The dispute concerned a Development Deed (the Deed) for the development of land in Leppington NSW. Under the Deed, Lepcon Pty Ltd (Lepcon) was required to advance to Lepfin Pty Ltd (Lepfin) the amount of $3.9 million by way of interest-free loan for working capital purposes. However, Lepcon only paid $1,143,332.56 of the $3.9 million. The contract stipulated that any shortfalls in Lepcon's payments were to be captured by a corresponding increase to a Facilitation Fee (the Top Up Fee) payable to Lepcanfin Pty Ltd (Lepcanfin). The Deed required the parties to use "reasonable endeavours to resolve the Dispute by negotiation", and if unsuccessful, the parties were required to proceed to dispute resolution by expert determination; "If the Dispute is not resolved, the parties must within the 14 day period use reasonable endeavours to appoint an expert (Expert) by agreement." If consensus on an expert could not be reached, the parties could request an expert be appointed by the President of a professional body, such as the President of the Law Society of NSW.
Lepcon failed to provide the entirety of the working capital required under the Deed, or to pay the shortfall in working capital through the Top Up Fee, and Lepcanfin issued corresponding Notices of Default in relation to each of Lepcon's defaults under the Deed.
By way of a Second Amendment and Restatement Deed dated 8 July 2015, Lepcanfin waived Lepcon's "Existing Defaults on and from the Effective Date.” Existing Defaults, as defined by the Second Amendment and Restatement Deed, included the two Notices of Default issued against Lepcon for its failure to pay the entirety of the working capital and the shortfall in working capital through the Top Up Fee, and a third Notice of Default in respect of a Facility Agreement entered into between Lepcon and Lepcanfin.
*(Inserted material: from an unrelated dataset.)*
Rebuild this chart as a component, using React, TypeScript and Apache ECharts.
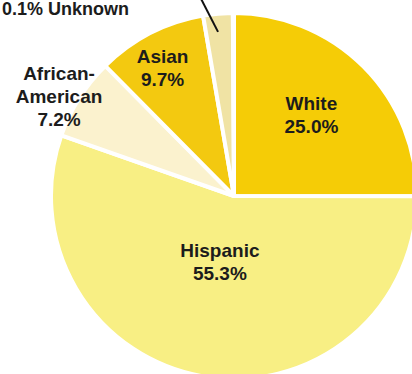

Lepcanfin disputed whether, under the Second Amendment and Restatement Deed, Lepcon's obligation to pay the Top Up Fee had been waived. An expert was appointed jointly by the parties under the EDA to make a final and binding decision under the EDA.
The dispute, as referred by the parties to the expert, concerned "Lepcanfin's entitlement to the increase in the Facilitation Fee" (emphasis added) - had Lepcanfin had waived the obligation to pay the Top Up Fee?
The parties responsible for payment of the Facilitation Fee (which included the Top Up Fee) claimed it was unenforceable as a penalty (Penalty Issue). Lepcanfin, the recipient of the Top Up Fee, contended that the expert's mandate under the EDA did not permit consideration of the Penalty Issue. The expert determined there had been no waiver of the requirement to pay the Top Up Fee by Lepcanfin, but the Facilitation Fee itself (which included the Top Up Fee) was a penalty and therefore unenforceable.
At first instance, Justice Rein in the NSW Supreme Court dismissed Lepcanfin's claim that the expert had exceeded her mandate in determining the Penalty Issue. Lepcanfin appealed to the NSW Court of Appeal, arguing that Justice Rein had made an error in holding that the expert had not exceeded her mandate.
What did the NSW Court of Appeal decide?
The Court of Appeal upheld Justice Rein's decision and dismissed Lepcanfin's appeal.
Justice Rein was correct in determining that the expert had not exceeded her mandate. Commercial common sense would indicate that the use of the phrase "Lepcanfin's entitlement to the increase in the Facilitation Fee" in defining the dispute under the EDA, permitted consideration of not only whether Lepcanfin had waived the requirement to pay the Top Up Fee, but also whether fundamentally, the Facilitation Fee (which included the Top Up Fee) which Lepcanfin claimed it was "entitled" to, was in a fact a penalty, and therefore unenforceable.
This decision acts as a timely reminder for parties to commercial and construction contracts to ensure they think long and hard about how best to accurately define, or delimit, the matters which they are content to have referred to an expert for determination.
It may be that parties are prepared for an independent expert to have a wide mandate in terms of the issues that expert is permitted to determine. Clearly, mandate can be defined, or curtailed, by subject-matter, quantum of claim, nature of dispute and timeframes, among other criteria. A party that fails to accurately define, upfront, the scope of the dispute to be referred to a third party expert risks another party introducing new issues during the expert determination process, or an expert purporting to determine matters outside of the ambit which one party was prepared to refer.